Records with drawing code
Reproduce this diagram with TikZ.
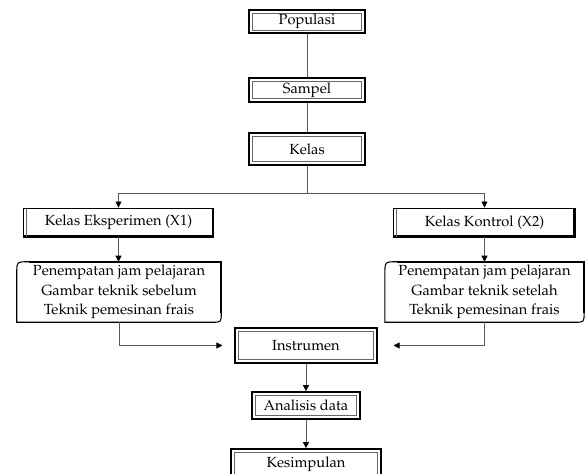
\documentclass[tikz,border=0pt]{standalone}
\usepackage[T1]{fontenc}
\usepackage{mathpazo}
\usetikzlibrary{arrows.meta}

\tikzset{
  txt/.style={font=\fontsize{11}{14.5}\selectfont, align=center, inner sep=0pt},
  % kotak bergaris ganda (tebal di luar, tipis di dalam)
  framebox/.style={txt, draw, line width=1.3pt,
    path picture={\draw[line width=.5pt, black!60]
      ([shift={(2.4pt,2.4pt)}]path picture bounding box.south west) rectangle
      ([shift={(-2.4pt,-2.4pt)}]path picture bounding box.north east);}},
  % kotak kelas, tepi kanan dan bawah lebih tebal
  classbox/.style={txt, draw, line width=.7pt,
    path picture={\draw[line width=2.6pt]
      (path picture bounding box.north east) -- (path picture bounding box.south east)
      -- (path picture bounding box.south west);
      \draw[line width=.5pt, black!60]
      ([xshift=2.2pt]path picture bounding box.south west) --
      ([xshift=2.2pt]path picture bounding box.north west);}},
  link/.style={line width=.6pt, black!65},
  arr/.style={link, -{Triangle[length=4.5pt, width=4.5pt, color=black]}}
}

% kotak sudut membulat (kiri atas dan kanan bawah)
\newcommand\softbox[1]{%
  \draw[line width=.8pt] (#1.south west) -- ([xshift=-7pt]#1.south east)
    .. controls (#1.south east) .. ([yshift=7pt]#1.south east) -- (#1.north east)
    -- ([xshift=9pt]#1.north west) .. controls (#1.north west) .. ([yshift=-9pt]#1.north west)
    -- cycle;
  \draw[line width=1.8pt] ([xshift=9pt]#1.north west) -- (#1.north east)
    -- ([yshift=7pt]#1.south east);}

\begin{document}
\begin{tikzpicture}[x=0.75pt, y=-0.75pt]
    \useasboundingbox (0,0) rectangle (587,474);

    % Kolom tengah
    \node[framebox, minimum width=87pt, minimum height=17.5pt] (pop) at (307,21.5) {Populasi};
    \node[framebox, minimum width=87pt, minimum height=18pt] (sam) at (307,90) {Sampel};
    \node[framebox, minimum width=87pt, minimum height=24pt] (kel) at (307,149) {Kelas};

    % Dua kelas
    \node[classbox, minimum width=143pt, minimum height=21.75pt] (eks) at (118.5,222.5) {Kelas Eksperimen (X1)};
    \node[classbox, minimum width=136pt, minimum height=21.75pt] (kon) at (484.5,222.5) {Kelas Kontrol (X2)};

    % Perlakuan
    \node[txt, minimum width=153pt, minimum height=45pt] (peA) at (119,292)
      {Penempatan jam pelajaran\\Gambar teknik sebelum\\Teknik pemesinan frais};
    \node[txt, minimum width=149pt, minimum height=45pt] (peB) at (484.5,292)
      {Penempatan jam pelajaran\\Gambar teknik setelah\\Teknik pemesinan frais};
    \softbox{peA}
    \softbox{peB}

    % Bagian bawah
    \node[framebox, minimum width=106pt, minimum height=26pt] (ins) at (306,345.5) {Instrumen};
    \node[framebox, minimum width=81pt, minimum height=20.25pt] (ana) at (306,405.5) {Analisis data};
    \node[framebox, minimum width=112pt, minimum height=22.5pt] (kes) at (306,464) {Kesimpulan};

    % Titik bantu
    \coordinate (fork) at (307,193);
    \coordinate (insL) at ([xshift=-9pt]ins.west);
    \coordinate (insR) at ([xshift=12pt]ins.east);

    % Garis penghubung
    \draw[link] (pop) -- (sam);
    \draw[link] (sam) -- (kel);
    \draw[link] (kel) -- (fork);
    \draw[arr] (fork) -| (eks.north);
    \draw[arr] (fork) -| (kon.north);
    \draw[arr] (eks) -- (eks.south |- peA.north);
    \draw[arr] (kon) -- (kon.south |- peB.north);
    \draw[arr] (peA.south) |- (insL);
    \draw[arr] (peB.south) |- (insR);
    \draw[arr] (ins) -- (ana);
    \draw[arr] (ana) -- (kes);
\end{tikzpicture}
\end{document}
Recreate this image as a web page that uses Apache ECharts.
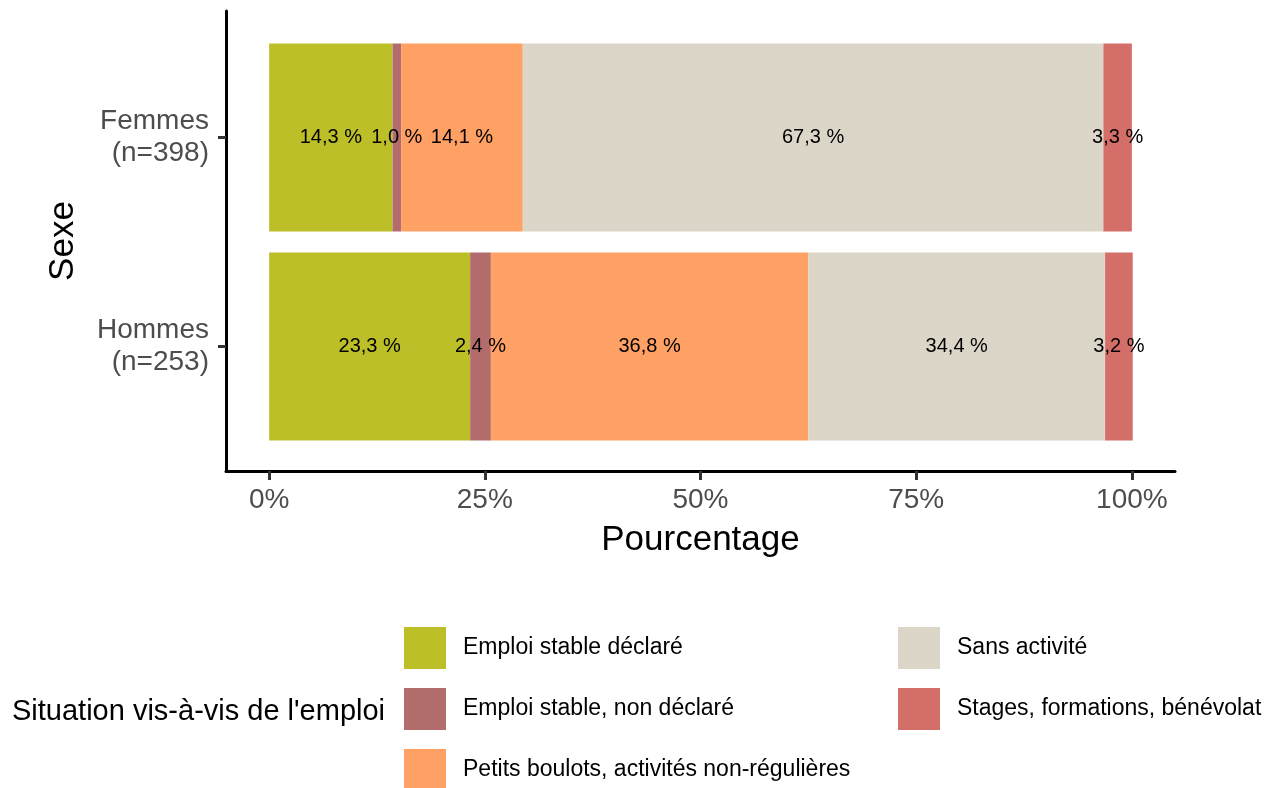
<!DOCTYPE html>
<html>
<head>
<meta charset="utf-8">
<script src="https://cdn.jsdelivr.net/npm/echarts@6/dist/echarts.min.js"></script>
<style>
  html, body { margin: 0; padding: 0; background: #fff; }
  #chart { width: 1273px; height: 788px; }
</style>
</head>
<body>
<div id="chart"></div>
<script>
// categories (bottom to top)
const groupes = ['Hommes\n(n=253)', 'Femmes\n(n=398)'];
const situations = [
  'Emploi stable déclaré',
  'Emploi stable, non déclaré',
  'Petits boulots, activités non-régulières',
  'Sans activité',
  'Stages, formations, bénévolat'
];
const couleurs = ['#bdbf29', '#b26c6c', '#ffa064', '#dcd6c9', '#d36e69'];
// percentages per situation: [Hommes, Femmes]
const emploiDeclare = [23.3, 14.3];
const emploiNonDeclare = [2.4, 1.0];
const petitsBoulots = [36.8, 14.1];
const sansActivite = [34.4, 67.3];
const stages = [3.2, 3.3];
const ticks = [0, 25, 50, 75, 100];

const valeurs = [emploiDeclare, emploiNonDeclare, petitsBoulots, sansActivite, stages];
const font = 'Liberation Sans, Arial, sans-serif';

let series = situations.map(function (nom, i) {
  return {
    name: nom,
    type: 'bar',
    stack: 'total',
    xAxisIndex: 1,
    yAxisIndex: 1,
    barWidth: 188,
    data: valeurs[i],
    itemStyle: { color: couleurs[i] },
    label: {
      show: true,
      position: 'inside',
      color: '#000',
      fontSize: 20,
      fontFamily: font,
      formatter: function (p) {
        return p.value.toFixed(1).replace('.', ',') + ' %';
      },
    },
  };
});

// légende sur deux colonnes (ordre par colonne)
let legendes = situations.map(function (nom, i) {
  return {
    data: [nom],
    left: i < 3 ? 404 : 898,
    top: 627 + (i % 3) * 61,
    padding: 0,
    itemWidth: 42,
    itemHeight: 42,
    icon: 'rect',
    selectedMode: false,
    textStyle: { color: '#000', fontSize: 23, fontFamily: font, padding: [0, 0, 0, 12] },
  };
});

let option = {
  animation: false,
  backgroundColor: '#fff',
  grid: [
    // cadre (axes)
    { left: 226, right: 98, top: 11, bottom: 317 },
    // barres
    { left: 226, right: 98, top: 33, bottom: 337 },
  ],
  xAxis: [
    {
      gridIndex: 0,
      type: 'value',
      min: -5,
      max: 105,
      axisLine: { show: true, onZero: false, lineStyle: { color: '#000', width: 3 } },
      axisTick: {
        show: true,
        length: 9,
        customValues: ticks,
        lineStyle: { color: '#333', width: 3 },
      },
      axisLabel: {
        customValues: ticks,
        formatter: '{value}%',
        color: '#4d4d4d',
        fontSize: 28,
        fontFamily: font,
        margin: 15,
      },
      splitLine: { show: false },
      name: 'Pourcentage',
      nameLocation: 'middle',
      nameGap: 52,
      nameTextStyle: { color: '#000', fontSize: 35, fontFamily: font },
    },
    {
      gridIndex: 1,
      type: 'value',
      min: -5,
      max: 105,
      show: false,
    },
  ],
  yAxis: [
    {
      gridIndex: 0,
      type: 'value',
      min: 0,
      max: 1,
      axisLine: { show: true, onZero: false, lineStyle: { color: '#000', width: 3 } },
      axisTick: { show: false },
      axisLabel: { show: false },
      splitLine: { show: false },
      name: 'Sexe',
      nameLocation: 'middle',
      nameRotate: 90,
      nameGap: 145,
      nameTextStyle: { color: '#000', fontSize: 35, fontFamily: font },
    },
    {
      gridIndex: 1,
      type: 'category',
      data: groupes,
      axisLine: { show: false, onZero: false },
      axisTick: {
        show: true,
        alignWithLabel: true,
        length: 8,
        lineStyle: { color: '#333', width: 3 },
      },
      axisLabel: {
        color: '#4d4d4d',
        fontSize: 28,
        lineHeight: 32,
        padding: [6, 0, 0, 0],
        fontFamily: font,
        align: 'right',
        margin: 17,
      },
    },
  ],
  title: {
    text: "Situation vis-à-vis de l'emploi",
    left: 12,
    top: 697,
    padding: 0,
    textStyle: { color: '#000', fontSize: 29, fontWeight: 'normal', fontFamily: font },
  },
  legend: legendes,
  series: series,
};

let myChart = echarts.init(document.getElementById('chart'));
myChart.setOption(option);
window.onresize = function () {
  myChart.resize();
};
</script>
</body>
</html>
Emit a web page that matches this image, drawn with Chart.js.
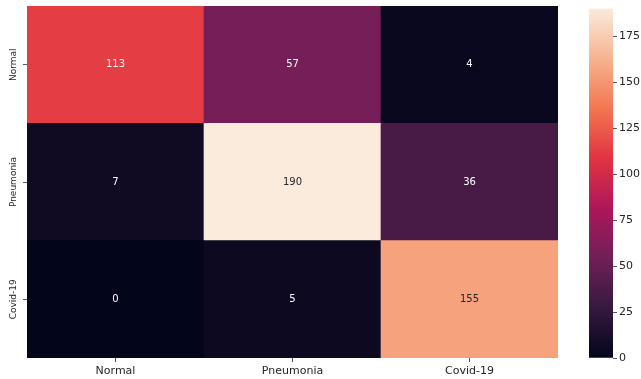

Exercise objective
Your task is to gather every line with the word "page" and copy it.

Reply
Recreate this image as a web page that uses Apache ECharts.
Emit a web page that matches this image, drawn with Chart.js.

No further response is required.